GIVEN INSTRUCTION: In the entries that follow, find the word "standalone" and report each line it is on.

Source code of charts:
______
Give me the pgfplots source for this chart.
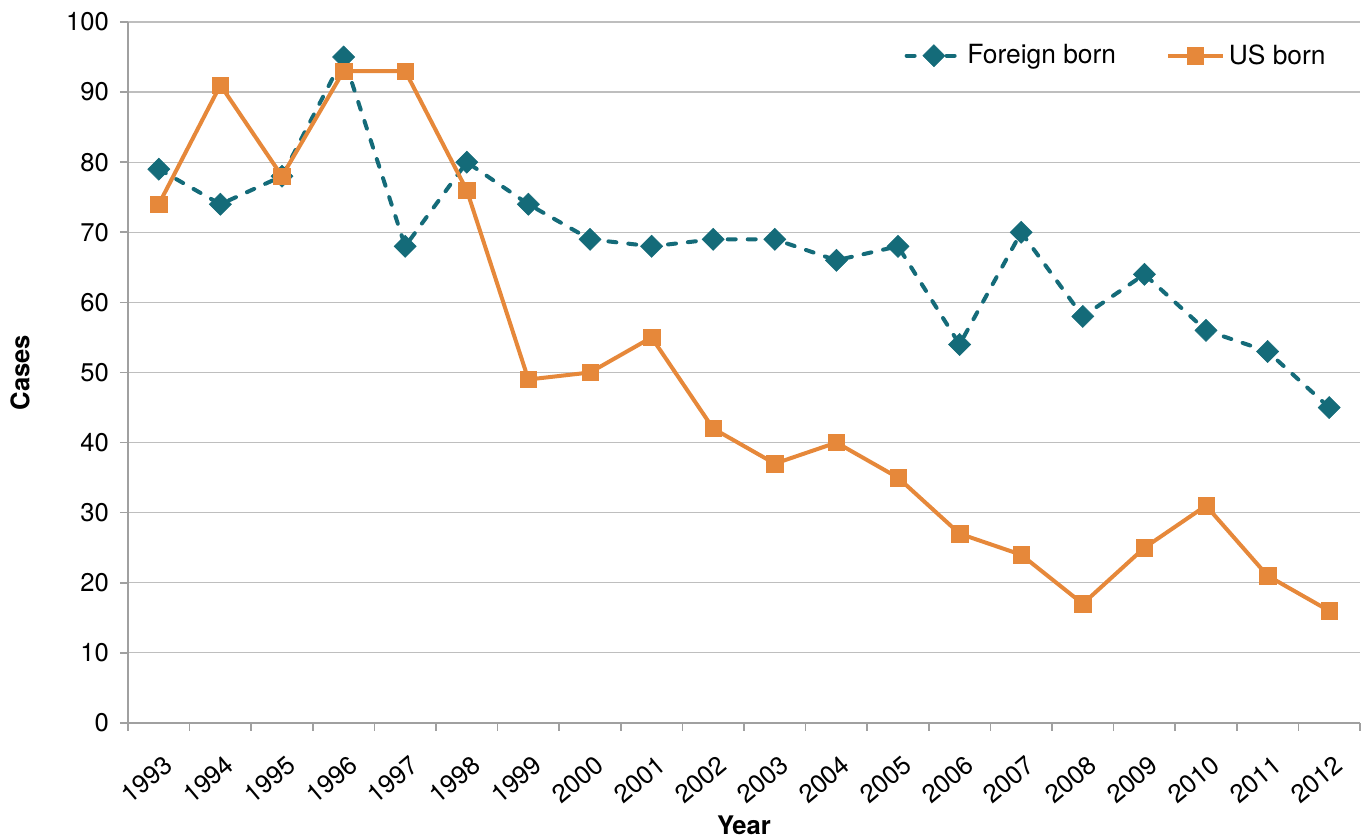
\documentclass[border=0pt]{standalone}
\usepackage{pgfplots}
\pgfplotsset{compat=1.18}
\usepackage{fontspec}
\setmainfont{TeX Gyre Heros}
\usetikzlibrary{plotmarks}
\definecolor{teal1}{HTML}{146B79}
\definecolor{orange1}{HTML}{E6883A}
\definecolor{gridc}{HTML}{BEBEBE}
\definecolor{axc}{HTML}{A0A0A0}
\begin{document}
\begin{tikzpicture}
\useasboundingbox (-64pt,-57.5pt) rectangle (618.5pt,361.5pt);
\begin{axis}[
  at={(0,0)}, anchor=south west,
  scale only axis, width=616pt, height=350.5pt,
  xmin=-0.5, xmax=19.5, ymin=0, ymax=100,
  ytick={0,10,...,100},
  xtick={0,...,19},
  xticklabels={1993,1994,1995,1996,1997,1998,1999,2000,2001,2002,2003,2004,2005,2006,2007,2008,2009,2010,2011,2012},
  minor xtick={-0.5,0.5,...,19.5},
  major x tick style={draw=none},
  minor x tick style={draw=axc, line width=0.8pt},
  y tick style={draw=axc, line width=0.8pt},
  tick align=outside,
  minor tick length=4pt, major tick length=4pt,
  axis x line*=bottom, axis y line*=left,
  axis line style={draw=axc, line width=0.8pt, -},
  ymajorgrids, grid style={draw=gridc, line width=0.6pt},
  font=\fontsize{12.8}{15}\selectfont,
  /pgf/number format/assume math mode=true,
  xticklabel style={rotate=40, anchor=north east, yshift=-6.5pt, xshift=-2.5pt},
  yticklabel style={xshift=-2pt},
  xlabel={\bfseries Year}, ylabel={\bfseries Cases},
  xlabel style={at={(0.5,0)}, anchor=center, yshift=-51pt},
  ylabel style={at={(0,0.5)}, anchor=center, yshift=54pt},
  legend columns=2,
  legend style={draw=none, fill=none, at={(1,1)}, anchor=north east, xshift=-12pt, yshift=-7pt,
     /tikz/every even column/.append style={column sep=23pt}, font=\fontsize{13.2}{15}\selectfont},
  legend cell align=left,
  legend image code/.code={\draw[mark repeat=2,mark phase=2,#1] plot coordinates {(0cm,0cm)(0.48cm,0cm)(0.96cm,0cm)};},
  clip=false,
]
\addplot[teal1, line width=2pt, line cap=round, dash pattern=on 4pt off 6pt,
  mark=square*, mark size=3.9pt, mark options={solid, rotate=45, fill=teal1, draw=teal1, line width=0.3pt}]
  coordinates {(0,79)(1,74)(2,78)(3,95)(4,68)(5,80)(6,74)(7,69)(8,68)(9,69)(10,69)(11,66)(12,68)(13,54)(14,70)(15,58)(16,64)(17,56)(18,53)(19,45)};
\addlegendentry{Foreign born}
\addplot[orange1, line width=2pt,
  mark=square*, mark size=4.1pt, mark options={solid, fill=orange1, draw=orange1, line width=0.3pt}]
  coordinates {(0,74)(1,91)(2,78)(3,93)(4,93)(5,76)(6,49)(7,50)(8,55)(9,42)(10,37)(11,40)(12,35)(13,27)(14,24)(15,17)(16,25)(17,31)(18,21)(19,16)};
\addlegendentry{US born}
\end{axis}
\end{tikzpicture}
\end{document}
______
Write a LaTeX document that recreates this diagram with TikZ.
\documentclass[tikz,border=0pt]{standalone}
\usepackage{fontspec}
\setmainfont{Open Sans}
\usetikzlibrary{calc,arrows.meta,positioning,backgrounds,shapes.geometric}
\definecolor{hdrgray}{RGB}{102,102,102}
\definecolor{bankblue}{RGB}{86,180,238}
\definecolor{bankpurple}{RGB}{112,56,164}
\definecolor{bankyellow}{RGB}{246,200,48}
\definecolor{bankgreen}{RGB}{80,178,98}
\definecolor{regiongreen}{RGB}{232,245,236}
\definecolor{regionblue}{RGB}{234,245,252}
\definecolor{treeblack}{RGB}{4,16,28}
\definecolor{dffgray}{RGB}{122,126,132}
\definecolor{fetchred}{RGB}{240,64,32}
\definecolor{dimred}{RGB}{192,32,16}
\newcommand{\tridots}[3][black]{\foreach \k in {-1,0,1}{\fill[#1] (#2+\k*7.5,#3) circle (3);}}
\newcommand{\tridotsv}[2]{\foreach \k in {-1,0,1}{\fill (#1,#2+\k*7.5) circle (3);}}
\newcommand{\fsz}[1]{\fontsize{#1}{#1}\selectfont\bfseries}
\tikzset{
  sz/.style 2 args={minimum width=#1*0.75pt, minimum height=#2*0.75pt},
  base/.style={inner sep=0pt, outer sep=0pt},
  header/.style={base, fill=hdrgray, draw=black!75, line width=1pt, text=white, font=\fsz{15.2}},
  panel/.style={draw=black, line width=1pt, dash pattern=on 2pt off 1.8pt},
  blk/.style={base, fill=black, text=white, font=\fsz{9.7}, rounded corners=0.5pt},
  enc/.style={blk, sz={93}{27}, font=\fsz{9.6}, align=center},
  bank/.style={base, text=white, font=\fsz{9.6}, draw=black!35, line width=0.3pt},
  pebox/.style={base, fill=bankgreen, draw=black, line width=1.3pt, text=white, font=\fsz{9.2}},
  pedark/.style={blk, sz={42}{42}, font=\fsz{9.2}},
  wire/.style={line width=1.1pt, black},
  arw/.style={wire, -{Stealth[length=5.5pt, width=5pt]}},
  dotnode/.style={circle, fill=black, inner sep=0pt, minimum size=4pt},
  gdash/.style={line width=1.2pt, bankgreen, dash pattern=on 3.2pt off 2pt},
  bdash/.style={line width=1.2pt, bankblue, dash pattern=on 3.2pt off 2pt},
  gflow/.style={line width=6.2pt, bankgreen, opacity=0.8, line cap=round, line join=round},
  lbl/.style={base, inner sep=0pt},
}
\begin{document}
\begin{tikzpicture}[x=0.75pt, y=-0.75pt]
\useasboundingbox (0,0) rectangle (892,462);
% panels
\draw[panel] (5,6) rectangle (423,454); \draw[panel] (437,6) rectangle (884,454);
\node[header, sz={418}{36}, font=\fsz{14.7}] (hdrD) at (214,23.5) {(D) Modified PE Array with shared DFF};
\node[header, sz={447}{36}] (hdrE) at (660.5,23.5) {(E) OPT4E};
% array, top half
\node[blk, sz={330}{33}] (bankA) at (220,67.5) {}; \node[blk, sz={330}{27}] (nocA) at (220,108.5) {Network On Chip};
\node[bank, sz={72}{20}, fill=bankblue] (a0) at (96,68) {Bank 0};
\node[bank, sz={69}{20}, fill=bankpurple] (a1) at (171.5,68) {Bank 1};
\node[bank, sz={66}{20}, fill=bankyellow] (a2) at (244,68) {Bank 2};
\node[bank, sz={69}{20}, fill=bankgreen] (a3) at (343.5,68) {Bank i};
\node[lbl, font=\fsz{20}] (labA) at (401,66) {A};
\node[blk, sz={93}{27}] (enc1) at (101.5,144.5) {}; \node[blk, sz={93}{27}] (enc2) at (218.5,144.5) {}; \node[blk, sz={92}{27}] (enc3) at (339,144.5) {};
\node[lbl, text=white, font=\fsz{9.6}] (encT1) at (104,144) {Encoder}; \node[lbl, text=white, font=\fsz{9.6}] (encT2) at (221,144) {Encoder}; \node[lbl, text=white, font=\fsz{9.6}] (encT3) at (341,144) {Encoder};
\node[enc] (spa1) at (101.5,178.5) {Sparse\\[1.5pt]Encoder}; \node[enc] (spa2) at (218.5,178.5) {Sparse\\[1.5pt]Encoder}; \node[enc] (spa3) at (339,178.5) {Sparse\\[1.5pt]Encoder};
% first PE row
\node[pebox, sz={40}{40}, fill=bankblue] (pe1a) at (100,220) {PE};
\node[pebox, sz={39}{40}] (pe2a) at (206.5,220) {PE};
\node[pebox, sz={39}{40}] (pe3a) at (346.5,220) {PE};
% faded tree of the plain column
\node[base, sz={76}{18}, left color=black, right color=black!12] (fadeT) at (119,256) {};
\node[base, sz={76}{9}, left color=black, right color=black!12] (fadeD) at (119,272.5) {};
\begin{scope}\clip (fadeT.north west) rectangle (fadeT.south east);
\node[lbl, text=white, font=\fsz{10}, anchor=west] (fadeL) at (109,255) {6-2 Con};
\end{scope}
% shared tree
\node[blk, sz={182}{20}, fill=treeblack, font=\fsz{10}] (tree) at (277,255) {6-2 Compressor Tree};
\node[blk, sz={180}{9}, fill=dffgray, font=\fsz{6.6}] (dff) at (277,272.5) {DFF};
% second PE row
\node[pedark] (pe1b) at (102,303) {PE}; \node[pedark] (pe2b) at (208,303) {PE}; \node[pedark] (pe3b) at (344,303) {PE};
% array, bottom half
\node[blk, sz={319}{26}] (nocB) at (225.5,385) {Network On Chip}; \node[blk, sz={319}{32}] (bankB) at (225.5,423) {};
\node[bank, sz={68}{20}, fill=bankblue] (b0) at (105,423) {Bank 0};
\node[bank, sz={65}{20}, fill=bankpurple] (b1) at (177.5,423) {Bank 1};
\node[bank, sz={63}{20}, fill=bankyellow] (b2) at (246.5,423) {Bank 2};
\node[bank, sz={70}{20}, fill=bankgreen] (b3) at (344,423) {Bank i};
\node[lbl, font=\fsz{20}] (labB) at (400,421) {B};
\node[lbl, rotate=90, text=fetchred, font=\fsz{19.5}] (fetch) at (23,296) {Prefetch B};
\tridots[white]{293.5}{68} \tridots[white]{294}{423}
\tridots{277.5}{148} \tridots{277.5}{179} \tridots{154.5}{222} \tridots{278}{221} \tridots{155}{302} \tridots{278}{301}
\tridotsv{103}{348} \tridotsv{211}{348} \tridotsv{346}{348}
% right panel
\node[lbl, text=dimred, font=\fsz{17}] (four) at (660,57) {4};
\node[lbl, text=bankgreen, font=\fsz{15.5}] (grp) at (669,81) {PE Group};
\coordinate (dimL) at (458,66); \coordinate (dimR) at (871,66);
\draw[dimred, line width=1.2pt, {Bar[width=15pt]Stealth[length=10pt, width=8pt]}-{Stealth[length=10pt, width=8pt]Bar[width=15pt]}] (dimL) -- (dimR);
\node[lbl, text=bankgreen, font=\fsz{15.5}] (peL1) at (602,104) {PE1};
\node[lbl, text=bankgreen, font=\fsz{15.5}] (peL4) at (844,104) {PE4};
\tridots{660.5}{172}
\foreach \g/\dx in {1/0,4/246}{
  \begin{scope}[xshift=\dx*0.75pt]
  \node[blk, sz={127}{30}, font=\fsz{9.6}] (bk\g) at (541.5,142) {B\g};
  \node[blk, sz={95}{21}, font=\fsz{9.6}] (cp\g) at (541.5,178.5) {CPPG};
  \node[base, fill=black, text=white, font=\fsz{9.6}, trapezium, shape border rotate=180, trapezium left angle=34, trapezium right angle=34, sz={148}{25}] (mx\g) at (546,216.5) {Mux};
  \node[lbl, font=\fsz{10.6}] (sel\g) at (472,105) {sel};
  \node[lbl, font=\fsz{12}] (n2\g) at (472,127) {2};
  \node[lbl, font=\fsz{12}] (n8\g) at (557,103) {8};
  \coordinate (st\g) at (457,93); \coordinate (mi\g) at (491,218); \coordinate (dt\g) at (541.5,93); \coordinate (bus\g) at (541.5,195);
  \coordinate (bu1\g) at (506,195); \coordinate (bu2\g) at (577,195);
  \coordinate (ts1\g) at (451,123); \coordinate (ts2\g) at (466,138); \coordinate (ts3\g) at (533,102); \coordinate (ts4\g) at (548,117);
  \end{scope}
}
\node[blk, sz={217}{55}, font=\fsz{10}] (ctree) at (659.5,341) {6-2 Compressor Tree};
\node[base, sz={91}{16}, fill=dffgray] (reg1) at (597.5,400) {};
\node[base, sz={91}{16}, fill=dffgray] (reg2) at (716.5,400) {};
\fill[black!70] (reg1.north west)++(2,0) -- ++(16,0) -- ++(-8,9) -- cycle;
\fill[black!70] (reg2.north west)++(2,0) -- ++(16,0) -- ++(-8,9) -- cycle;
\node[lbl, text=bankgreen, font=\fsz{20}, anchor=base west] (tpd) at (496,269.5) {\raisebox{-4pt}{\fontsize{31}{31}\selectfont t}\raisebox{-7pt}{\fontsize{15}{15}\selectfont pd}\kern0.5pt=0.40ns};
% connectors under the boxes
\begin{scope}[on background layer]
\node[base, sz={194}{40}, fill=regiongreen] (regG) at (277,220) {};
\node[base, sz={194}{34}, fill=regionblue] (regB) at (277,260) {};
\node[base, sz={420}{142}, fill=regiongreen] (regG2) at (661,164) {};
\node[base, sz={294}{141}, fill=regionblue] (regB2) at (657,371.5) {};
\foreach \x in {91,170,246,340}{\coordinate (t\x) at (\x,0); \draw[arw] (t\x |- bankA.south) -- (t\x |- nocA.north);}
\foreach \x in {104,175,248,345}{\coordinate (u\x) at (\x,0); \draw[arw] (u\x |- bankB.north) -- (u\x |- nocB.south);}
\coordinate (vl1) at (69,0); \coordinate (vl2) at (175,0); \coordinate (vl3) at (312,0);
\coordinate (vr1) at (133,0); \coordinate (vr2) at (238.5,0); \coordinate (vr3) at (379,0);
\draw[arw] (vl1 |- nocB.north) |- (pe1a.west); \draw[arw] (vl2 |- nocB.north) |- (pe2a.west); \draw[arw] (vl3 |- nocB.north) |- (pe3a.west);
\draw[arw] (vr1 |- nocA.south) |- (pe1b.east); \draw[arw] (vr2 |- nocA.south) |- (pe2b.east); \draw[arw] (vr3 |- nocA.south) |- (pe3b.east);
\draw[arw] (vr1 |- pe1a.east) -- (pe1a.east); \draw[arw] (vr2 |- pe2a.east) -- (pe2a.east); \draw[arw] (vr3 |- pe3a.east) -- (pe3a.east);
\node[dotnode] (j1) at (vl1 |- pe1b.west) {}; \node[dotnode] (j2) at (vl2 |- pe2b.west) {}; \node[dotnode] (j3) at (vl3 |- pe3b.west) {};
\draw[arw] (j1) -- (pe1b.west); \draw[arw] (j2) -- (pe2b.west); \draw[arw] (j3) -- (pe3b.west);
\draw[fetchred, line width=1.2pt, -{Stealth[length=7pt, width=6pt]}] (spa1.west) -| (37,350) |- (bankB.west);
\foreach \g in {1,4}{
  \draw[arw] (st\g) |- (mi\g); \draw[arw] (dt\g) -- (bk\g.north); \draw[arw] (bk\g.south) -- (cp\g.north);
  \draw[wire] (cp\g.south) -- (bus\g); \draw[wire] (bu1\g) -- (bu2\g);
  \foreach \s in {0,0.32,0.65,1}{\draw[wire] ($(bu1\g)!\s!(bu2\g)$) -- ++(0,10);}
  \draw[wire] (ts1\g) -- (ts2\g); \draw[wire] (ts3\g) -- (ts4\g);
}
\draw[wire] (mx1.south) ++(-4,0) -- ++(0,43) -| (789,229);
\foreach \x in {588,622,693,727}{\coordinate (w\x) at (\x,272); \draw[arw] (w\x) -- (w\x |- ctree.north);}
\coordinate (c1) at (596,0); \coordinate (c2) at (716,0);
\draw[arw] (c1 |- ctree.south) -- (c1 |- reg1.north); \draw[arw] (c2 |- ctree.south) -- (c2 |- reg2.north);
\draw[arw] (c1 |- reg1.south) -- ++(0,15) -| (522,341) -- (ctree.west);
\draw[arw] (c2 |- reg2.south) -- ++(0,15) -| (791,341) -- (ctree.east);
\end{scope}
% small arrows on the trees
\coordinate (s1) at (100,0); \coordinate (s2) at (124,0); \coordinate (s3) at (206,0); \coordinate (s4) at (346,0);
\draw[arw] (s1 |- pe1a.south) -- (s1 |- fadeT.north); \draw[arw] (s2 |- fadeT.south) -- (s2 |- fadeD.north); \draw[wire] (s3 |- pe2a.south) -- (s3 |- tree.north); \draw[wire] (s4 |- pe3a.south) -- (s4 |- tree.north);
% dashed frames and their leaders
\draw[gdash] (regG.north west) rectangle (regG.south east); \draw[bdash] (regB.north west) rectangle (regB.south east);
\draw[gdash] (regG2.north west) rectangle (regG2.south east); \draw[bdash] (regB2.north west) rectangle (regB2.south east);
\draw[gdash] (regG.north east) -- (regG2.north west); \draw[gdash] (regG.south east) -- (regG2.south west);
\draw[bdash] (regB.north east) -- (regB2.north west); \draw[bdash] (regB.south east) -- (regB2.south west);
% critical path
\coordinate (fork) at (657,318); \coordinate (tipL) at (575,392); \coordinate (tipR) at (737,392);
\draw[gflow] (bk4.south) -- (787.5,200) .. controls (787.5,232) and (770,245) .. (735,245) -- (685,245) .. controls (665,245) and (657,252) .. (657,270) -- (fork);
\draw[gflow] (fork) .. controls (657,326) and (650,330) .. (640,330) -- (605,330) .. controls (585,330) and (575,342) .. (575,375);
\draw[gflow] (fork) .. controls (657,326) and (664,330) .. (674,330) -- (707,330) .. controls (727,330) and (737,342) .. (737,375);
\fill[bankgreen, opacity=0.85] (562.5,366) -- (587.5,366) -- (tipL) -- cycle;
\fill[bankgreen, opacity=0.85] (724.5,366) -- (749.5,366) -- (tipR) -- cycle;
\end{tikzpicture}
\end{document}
______
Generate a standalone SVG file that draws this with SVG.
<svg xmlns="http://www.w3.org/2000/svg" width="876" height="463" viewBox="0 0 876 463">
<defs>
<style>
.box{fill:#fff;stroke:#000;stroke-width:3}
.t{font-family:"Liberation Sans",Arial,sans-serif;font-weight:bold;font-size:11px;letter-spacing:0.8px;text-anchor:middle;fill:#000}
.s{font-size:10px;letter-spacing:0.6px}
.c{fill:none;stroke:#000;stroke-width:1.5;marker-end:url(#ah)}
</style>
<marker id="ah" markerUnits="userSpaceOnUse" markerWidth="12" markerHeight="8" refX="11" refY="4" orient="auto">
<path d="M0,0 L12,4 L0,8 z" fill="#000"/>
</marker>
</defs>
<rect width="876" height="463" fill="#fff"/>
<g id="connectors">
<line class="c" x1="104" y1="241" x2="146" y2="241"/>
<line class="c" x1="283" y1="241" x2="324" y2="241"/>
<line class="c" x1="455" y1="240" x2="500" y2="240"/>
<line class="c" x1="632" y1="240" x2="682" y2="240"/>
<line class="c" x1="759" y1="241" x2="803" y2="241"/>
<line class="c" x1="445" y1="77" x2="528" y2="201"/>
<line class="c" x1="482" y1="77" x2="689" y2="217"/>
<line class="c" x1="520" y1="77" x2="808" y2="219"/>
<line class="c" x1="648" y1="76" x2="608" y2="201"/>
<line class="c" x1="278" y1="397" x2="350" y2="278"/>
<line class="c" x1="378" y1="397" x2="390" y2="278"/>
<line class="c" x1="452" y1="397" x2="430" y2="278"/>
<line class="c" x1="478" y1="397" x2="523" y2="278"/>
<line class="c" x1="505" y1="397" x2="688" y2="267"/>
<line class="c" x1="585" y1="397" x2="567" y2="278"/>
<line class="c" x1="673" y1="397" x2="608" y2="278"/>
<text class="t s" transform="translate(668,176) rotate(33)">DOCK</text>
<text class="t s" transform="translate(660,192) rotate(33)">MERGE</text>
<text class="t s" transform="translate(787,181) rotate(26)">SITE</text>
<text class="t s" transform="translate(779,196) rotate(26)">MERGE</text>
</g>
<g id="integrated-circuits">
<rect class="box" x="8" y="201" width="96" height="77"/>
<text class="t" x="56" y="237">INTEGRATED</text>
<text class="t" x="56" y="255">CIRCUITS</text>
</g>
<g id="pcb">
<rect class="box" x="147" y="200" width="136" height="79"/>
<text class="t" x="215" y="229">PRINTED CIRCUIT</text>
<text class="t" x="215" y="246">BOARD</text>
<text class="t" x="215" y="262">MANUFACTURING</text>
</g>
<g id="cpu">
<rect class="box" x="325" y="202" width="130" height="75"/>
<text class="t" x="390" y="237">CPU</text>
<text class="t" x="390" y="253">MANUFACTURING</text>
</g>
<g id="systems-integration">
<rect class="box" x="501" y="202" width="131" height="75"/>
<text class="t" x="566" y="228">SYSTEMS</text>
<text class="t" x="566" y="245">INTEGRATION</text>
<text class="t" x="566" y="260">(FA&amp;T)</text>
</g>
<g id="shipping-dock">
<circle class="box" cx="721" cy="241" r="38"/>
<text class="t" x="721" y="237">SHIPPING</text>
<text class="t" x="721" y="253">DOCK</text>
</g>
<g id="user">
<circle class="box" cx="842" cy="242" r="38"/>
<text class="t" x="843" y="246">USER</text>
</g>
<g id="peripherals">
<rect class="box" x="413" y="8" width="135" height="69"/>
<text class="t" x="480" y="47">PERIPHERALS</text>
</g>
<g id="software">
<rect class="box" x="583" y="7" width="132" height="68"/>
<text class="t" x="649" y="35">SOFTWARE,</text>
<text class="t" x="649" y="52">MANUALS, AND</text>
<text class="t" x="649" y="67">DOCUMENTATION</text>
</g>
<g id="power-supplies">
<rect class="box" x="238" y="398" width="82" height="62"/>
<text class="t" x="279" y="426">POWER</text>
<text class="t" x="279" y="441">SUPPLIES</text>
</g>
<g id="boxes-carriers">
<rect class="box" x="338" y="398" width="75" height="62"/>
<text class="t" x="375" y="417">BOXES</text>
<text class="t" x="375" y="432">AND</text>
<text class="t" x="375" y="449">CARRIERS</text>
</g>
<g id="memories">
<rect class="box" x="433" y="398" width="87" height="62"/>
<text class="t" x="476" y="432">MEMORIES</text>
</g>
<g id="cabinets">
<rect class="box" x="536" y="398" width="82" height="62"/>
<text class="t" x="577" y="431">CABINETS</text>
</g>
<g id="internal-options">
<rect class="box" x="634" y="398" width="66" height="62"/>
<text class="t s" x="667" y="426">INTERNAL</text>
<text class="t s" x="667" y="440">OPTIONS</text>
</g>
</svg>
______
COMPLETED EXERCISE:
\documentclass[border=0pt]{standalone}
\documentclass[tikz,border=0pt]{standalone}
Generate a standalone SVG file that draws this with SVG.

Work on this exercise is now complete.